Tuesday, April 5, 2011
This is one of my handmade Malaysia's Traditional Kite called Wau Daun (Leaf Kite). It derrives its name through its shape; unlike that of the Muna Island in Sulawesi which are made of leaves. Wau Daun is an easy flyer during the least wind condition. The frame is made of bamboo strips and the sail is of kite paper. This Wau Daun is handpainted using Fabric Dye and Poster Color.
Labels: type of wau
This is a Malay Kite Fighting Competition. The idea is to cut off other participants' kite string. Whichever kite remains the last in the air will emerge as winner. Note that the kite string is standard, issued by the organizer.
This is a Malay Kite or known as Wau Kikik in Malay. It is a tailless diamond-shaped kite. History states that this is among the earliest kite design in the East. It is similar to Eddy Kite or Holland Kite. A Malay Kite is the easiest kite to make. It is an easy flyer provided that it is light, big enough and well balanced. Pictured above is a 3 feet Malay Kite. It is the standard used in the national Malay Kite Fighting Competition.
The vertical stick is the spine. It should be slightly stronger than the cross stick. The cross stick which is just slightly longer is attached to the spine (ensure the balance) by a string at a quarter distance from the top. Then tie the strings at the end of the spine and the cross stick to make the shape. Reinforce with another smaller diamond shaped in the center with a string to provide support to the sail and the frame. Glue on the sail. The sail could either be of kite paper, plastic sheet or the modern ripstop nylon fabric. Attach one point of the bridle where the sticks crossed and another point of the bridle slightly short of the bottom tip of the kite. Finally, attach a kite string and you are Ready To Fly (RTF).

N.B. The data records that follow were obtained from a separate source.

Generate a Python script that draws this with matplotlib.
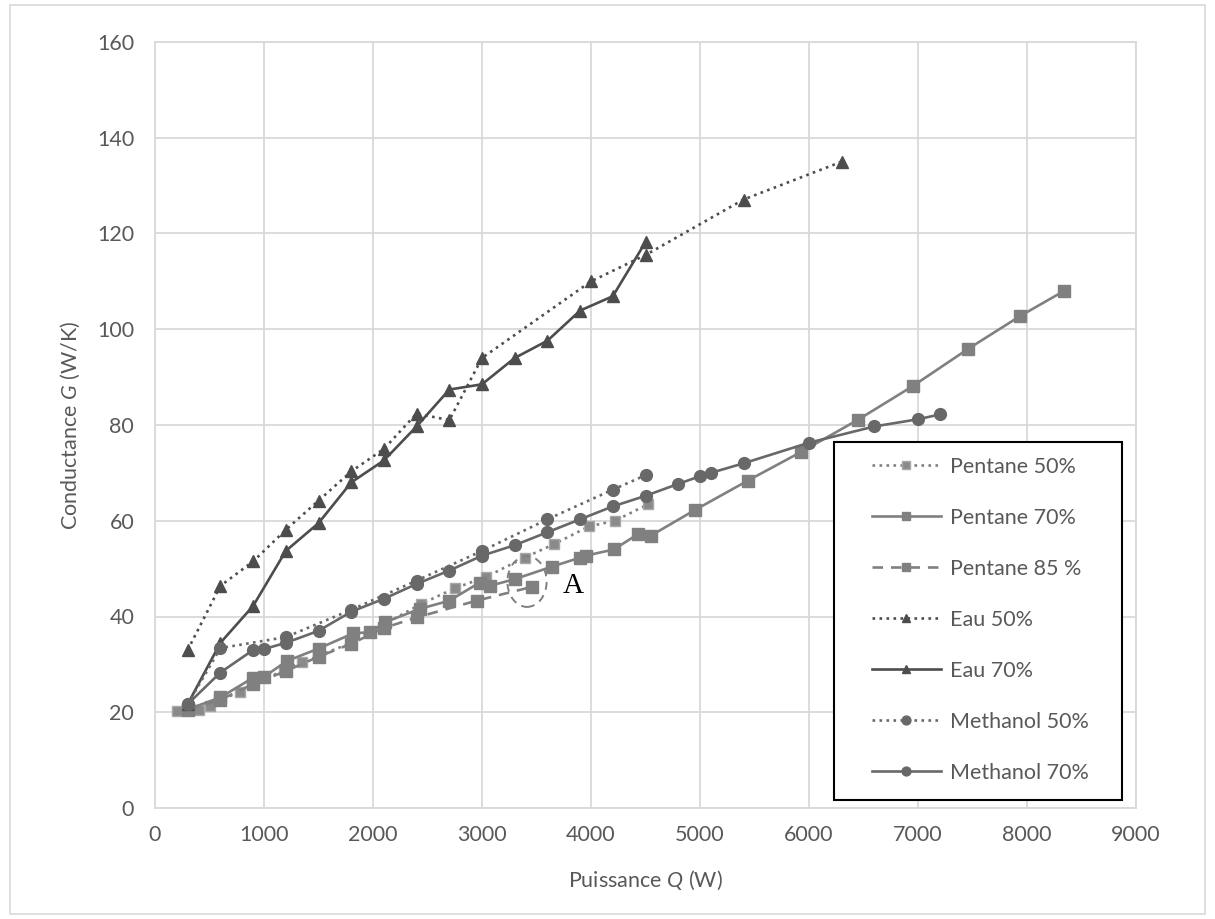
import matplotlib
matplotlib.use("Agg")
import matplotlib.pyplot as plt
from matplotlib.patches import Rectangle, Ellipse

# data (Q in W, G in W/K)
pentane50_q = [200, 400, 500, 600, 780, 1180, 1350, 1500, 1800, 2110, 2440, 2750, 3040, 3390, 3660, 3980, 4220, 4520]
pentane50_g = [20.3, 20.5, 21.3, 22.5, 24.3, 28.8, 30.4, 31.8, 34.5, 38.5, 42.6, 45.9, 48.3, 52.3, 55.1, 58.8, 60.0, 63.4]

pentane70_q = [300, 600, 900, 1000, 1210, 1500, 1820, 1970, 2110, 2430, 2700, 2980, 3070, 3300, 3640, 3900, 3950,
               4210, 4430, 4550, 4950, 5440, 5930, 6450, 6950, 7460, 7940, 8340]
pentane70_g = [20.6, 23.1, 27.2, 27.4, 30.7, 33.3, 36.5, 36.7, 38.8, 41.6, 43.3, 47.1, 46.4, 47.8, 50.4, 52.3, 52.7,
               54.0, 57.2, 56.9, 62.2, 68.4, 74.4, 81.1, 88.1, 95.9, 102.8, 108.0]

pentane85_q = [300, 600, 900, 1200, 1500, 1800, 2100, 2400, 2950, 3460]
pentane85_g = [20.5, 22.6, 25.9, 28.6, 31.6, 34.3, 37.6, 39.8, 43.3, 46.2]

eau50_q = [300, 600, 900, 1200, 1500, 1800, 2100, 2400, 2700, 3000, 4000, 4500, 5400, 6300]
eau50_g = [33.0, 46.4, 51.5, 58.1, 64.2, 70.3, 75.0, 82.4, 81.0, 94.0, 110.0, 115.5, 127.1, 135.0]

eau70_q = [300, 600, 900, 1200, 1500, 1800, 2100, 2400, 2700, 3000, 3300, 3600, 3900, 4200, 4500]
eau70_g = [21.7, 34.5, 42.2, 53.7, 59.5, 68.0, 72.6, 79.7, 87.4, 88.5, 94.0, 97.6, 103.9, 106.9, 118.2]

meth50_q = [300, 600, 1200, 1800, 2400, 3000, 3600, 4200, 4500]
meth50_g = [21.7, 33.4, 35.7, 41.4, 47.5, 53.7, 60.3, 66.5, 69.5]

meth70_q = [300, 600, 900, 1000, 1200, 1500, 1800, 2100, 2400, 2700, 3000, 3300, 3600, 3900, 4200, 4500,
            4800, 5000, 5100, 5400, 6000, 6600, 7000, 7200]
meth70_g = [21.7, 28.3, 33.0, 33.2, 34.5, 37.0, 41.0, 43.7, 46.8, 49.6, 52.7, 54.9, 57.6, 60.3, 63.0, 65.2,
            67.7, 69.3, 70.0, 72.0, 76.3, 79.7, 81.2, 82.2]

labels = ["Pentane 50%", "Pentane 70%", "Pentane 85 %", "Eau 50%", "Eau 70%", "Methanol 50%", "Methanol 70%"]

# zone "A" marked on the chart
zone_center = (3413, 47.3)
zone_w, zone_h = 360, 10.6
zone_label = "A"
zone_label_pos = (3745, 46.4)

plt.rcParams['font.family'] = ['Lato', 'DejaVu Sans']
plt.rcParams['mathtext.fontset'] = 'custom'
plt.rcParams['mathtext.rm'] = 'Lato'
plt.rcParams['mathtext.it'] = 'Lato:italic'

txt = '#595959'
grid = '#d9d9d9'
c_pent = '#808080'
c_eau = '#4d4d4d'
c_meth = '#686868'
fs = 15.5

fig = plt.figure(figsize=(12.15, 9.19), dpi=100)
ax = fig.add_axes([155/1215, 1-808/919, (1136-155)/1215, (808-42)/919])

lw = 1.9
ax.plot(pentane50_q, pentane50_g, ls=':', lw=lw, color=c_pent, marker='s', ms=7,
        mfc='#8a8a8a', mec='#a8a8a8', mew=1, label=labels[0])
ax.plot(pentane70_q, pentane70_g, ls='-', lw=lw, color=c_pent, marker='s', ms=8,
        mfc=c_pent, mec=c_pent, label=labels[1])
ax.plot(pentane85_q, pentane85_g, ls=(0, (4, 3)), lw=lw, color=c_pent, marker='s', ms=8,
        mfc=c_pent, mec=c_pent, label=labels[2])
ax.plot(eau50_q, eau50_g, ls=':', lw=lw, color=c_eau, marker='^', ms=8.5,
        mfc=c_eau, mec=c_eau, label=labels[3])
ax.plot(eau70_q, eau70_g, ls='-', lw=lw, color=c_eau, marker='^', ms=8.5,
        mfc=c_eau, mec=c_eau, label=labels[4])
ax.plot(meth50_q, meth50_g, ls=':', lw=lw, color=c_meth, marker='o', ms=8.5,
        mfc=c_meth, mec=c_meth, label=labels[5])
ax.plot(meth70_q, meth70_g, ls='-', lw=lw, color=c_meth, marker='o', ms=8.5,
        mfc=c_meth, mec=c_meth, label=labels[6])

ax.add_patch(Ellipse(zone_center, zone_w, zone_h, fill=False, ls=(0, (4, 3)),
                     lw=1.4, edgecolor=c_pent, zorder=5))
ax.text(zone_label_pos[0], zone_label_pos[1], zone_label, family='Liberation Serif',
        fontsize=21, color='black', va='center', ha='left')

ax.set_xlim(0, 9000)
ax.set_ylim(0, 160)
ax.set_xticks(range(0, 9001, 1000))
ax.set_yticks(range(0, 161, 20))
ax.grid(True, color=grid, lw=1.3)
ax.set_axisbelow(True)
for s in ax.spines.values():
    s.set_color(grid)
    s.set_linewidth(1.3)
ax.tick_params(length=0, labelsize=fs, labelcolor=txt)
ax.tick_params(axis='y', pad=15)
ax.tick_params(axis='x', pad=12)

ax.set_xlabel(r'Puissance $Q$ (W)', fontsize=fs, color=txt, labelpad=17)
ax.set_ylabel(r'Conductance $G$ (W/K)', fontsize=fs, color=txt, labelpad=11)

# legend box
fig.add_artist(Rectangle((834/1215, 1-800/919), (1122-834)/1215, (800-442)/919,
                         transform=fig.transFigure, facecolor='white',
                         edgecolor='black', lw=1.5, zorder=4))
handles, labs = ax.get_legend_handles_labels()
leg = fig.legend(handles, labs, loc='upper left', bbox_to_anchor=(872/1215, 1-457/919),
                 frameon=False, fontsize=fs, handlelength=3.2, handletextpad=0.4,
                 labelspacing=1.44, borderpad=0, borderaxespad=0, markerscale=0.75)
leg.set_zorder(5)
for t in leg.get_texts():
    t.set_color(txt)

# outer chart border
fig.add_artist(Rectangle((10/1215, 5/919), 1195/1215, 909/919, transform=fig.transFigure,
                         fill=False, edgecolor=grid, lw=1.2, zorder=0))

fig.savefig('out.png', dpi=100)
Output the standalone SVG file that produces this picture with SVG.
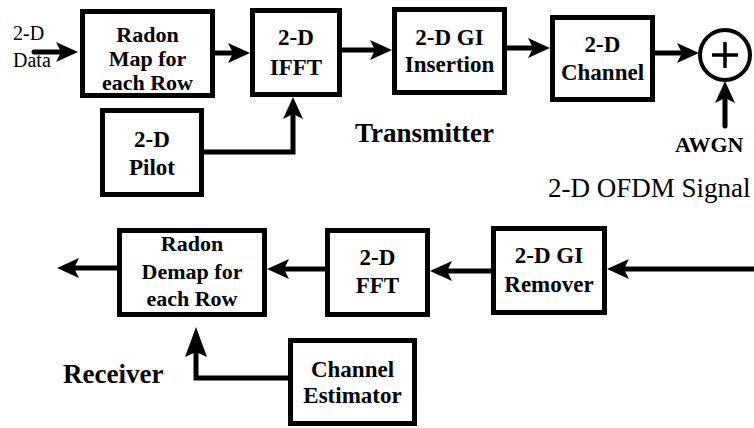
<svg xmlns="http://www.w3.org/2000/svg" width="754" height="428" viewBox="0 0 754 428">
<style>
.box{fill:#fff;stroke:#000;stroke-width:5}
.lbl{font-family:"Liberation Serif","Times New Roman",serif;font-weight:bold;font-size:23px;text-anchor:middle;fill:#000}
.sm{font-size:22px}
.txt{font-family:"Liberation Serif","Times New Roman",serif;fill:#000}
.b{font-weight:bold}
.con{fill:none;stroke:#000;stroke-width:5;stroke-linecap:round;stroke-linejoin:miter}
</style>
<defs>
<marker id="ah" markerUnits="userSpaceOnUse" markerWidth="22" markerHeight="20" refX="12" refY="10" orient="auto" overflow="visible">
<path d="M0,0 L22,10 L0,20 L5,10 Z" fill="#000"/>
</marker>
<marker id="ah2" markerUnits="userSpaceOnUse" markerWidth="30" markerHeight="22" refX="20" refY="11" orient="auto" overflow="visible">
<path d="M0,0 L30,11 L0,22 L5,11 Z" fill="#000"/>
</marker>
</defs>
<rect width="754" height="428" fill="#fff"/>

<g id="connectors">
<path class="con" d="M34,52 H68" marker-end="url(#ah)"/>
<path class="con" d="M207,53 H240" marker-end="url(#ah)"/>
<path class="con" d="M204,152 H293 V107" marker-end="url(#ah)"/>
<path class="con" d="M342,50 H382" marker-end="url(#ah)"/>
<path class="con" d="M507,48 H540" marker-end="url(#ah)"/>
<path class="con" d="M655,53 H689" marker-end="url(#ah)"/>
<path class="con" d="M725,126 V91" marker-end="url(#ah)"/>
<path class="con" d="M756,269 H617" marker-end="url(#ah)"/>
<path class="con" d="M491,271 H440" marker-end="url(#ah)"/>
<path class="con" d="M328,269 H277" marker-end="url(#ah)"/>
<path class="con" d="M120,268 H67" marker-end="url(#ah)"/>
<path class="con" d="M288,378 H196 V337" marker-end="url(#ah2)"/>
</g>

<g id="map">
<rect class="box" x="82.5" y="11.5" width="130" height="84"/>
<text class="lbl sm" x="147.5" y="42">Radon</text>
<text class="lbl sm" x="147.5" y="66">Map for</text>
<text class="lbl sm" x="147.5" y="90">each Row</text>
</g>
<g id="ifft">
<rect class="box" x="252.5" y="10.5" width="87" height="84"/>
<text class="lbl" x="296" y="45">2-D</text>
<text class="lbl" x="296" y="75">IFFT</text>
</g>
<g id="gi-insertion">
<rect class="box" x="394.5" y="9.5" width="110" height="83"/>
<text class="lbl" x="449.5" y="45">2-D GI</text>
<text class="lbl" x="449.5" y="72">Insertion</text>
</g>
<g id="channel">
<rect class="box" x="552.5" y="17.5" width="100" height="82"/>
<text class="lbl" x="602.5" y="52">2-D</text>
<text class="lbl" x="602.5" y="80">Channel</text>
</g>
<g id="adder">
<circle cx="725" cy="55" r="25" fill="#fff" stroke="#000" stroke-width="4"/>
<path d="M712,55 H738 M725,42 V68" stroke="#000" stroke-width="3.5" fill="none"/>
</g>
<g id="pilot">
<rect class="box" x="102.5" y="110.5" width="99" height="84"/>
<text class="lbl" x="152" y="147">2-D</text>
<text class="lbl" x="152" y="175">Pilot</text>
</g>
<g id="demap">
<rect class="box" x="119.5" y="230.5" width="145" height="84"/>
<text class="lbl sm" x="192" y="251">Radon</text>
<text class="lbl sm" x="192" y="279">Demap for</text>
<text class="lbl sm" x="192" y="306">each Row</text>
</g>
<g id="fft">
<rect class="box" x="327.5" y="230.5" width="100" height="84"/>
<text class="lbl" x="377.5" y="265">2-D</text>
<text class="lbl" x="377.5" y="293">FFT</text>
</g>
<g id="gi-remover">
<rect class="box" x="493.5" y="228.5" width="111" height="84"/>
<text class="lbl" x="549" y="263">2-D GI</text>
<text class="lbl" x="549" y="292">Remover</text>
</g>
<g id="estimator">
<rect class="box" x="290.5" y="340.5" width="124" height="83"/>
<text class="lbl" x="352.5" y="377">Channel</text>
<text class="lbl" x="352.5" y="403">Estimator</text>
</g>

<g id="labels">
<text class="txt" x="13" y="40" font-size="20">2-D</text>
<text class="txt" x="13" y="67" font-size="20">Data</text>
<text class="txt b" x="355" y="142" font-size="27">Transmitter</text>
<text class="txt b" x="675" y="152" font-size="22">AWGN</text>
<text class="txt" x="548" y="197" font-size="27">2-D OFDM Signal</text>
<text class="txt b" x="63" y="383" font-size="27">Receiver</text>
</g>
</svg>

Assuming that you have made or got a kite; pictured above are the basic kiting gears that you would need to fly a kite. The most important of all is the kite string and a spool to wind the string. Attaching a fishing swivel at the end of the string before it is hooked to the kite's bridle will help to avoid the string being twisted. The strength of the string is dependent on the size of the kite and the strength of the breeze. A simple kite string is good enough for a small kite whereas a bigger kite will require a stronger braided type of string. Avoid using monofilament fishing lines for flying kites as they are sharp and easily cut off when brushed against or crossed lines. You may require a pair of gloves as a taut string can easily hurt your fingers. A multipurpose tool will be handy if you need to cut the string. Happy Kiting.
Labels: kite basics
Having landed at my blog, have you fell for making a kite? It is easy to make a kite and relatively inexpensive. But most all, you will arrive to a satisfaction. All you need are kits that are pictured above; wooden sticks (or bamboo strips), kite papers (or plastic sheets), a pair of scissor, paper cutter, glue and/or adhesive, chord/thread, sand papers and a measuring tape. If you are innovative enough, you can do away with some or replace them with other similar kits.
Google for Kite Plans and enjoy making your very own kites this weekend. Go on, and try it. You will love it.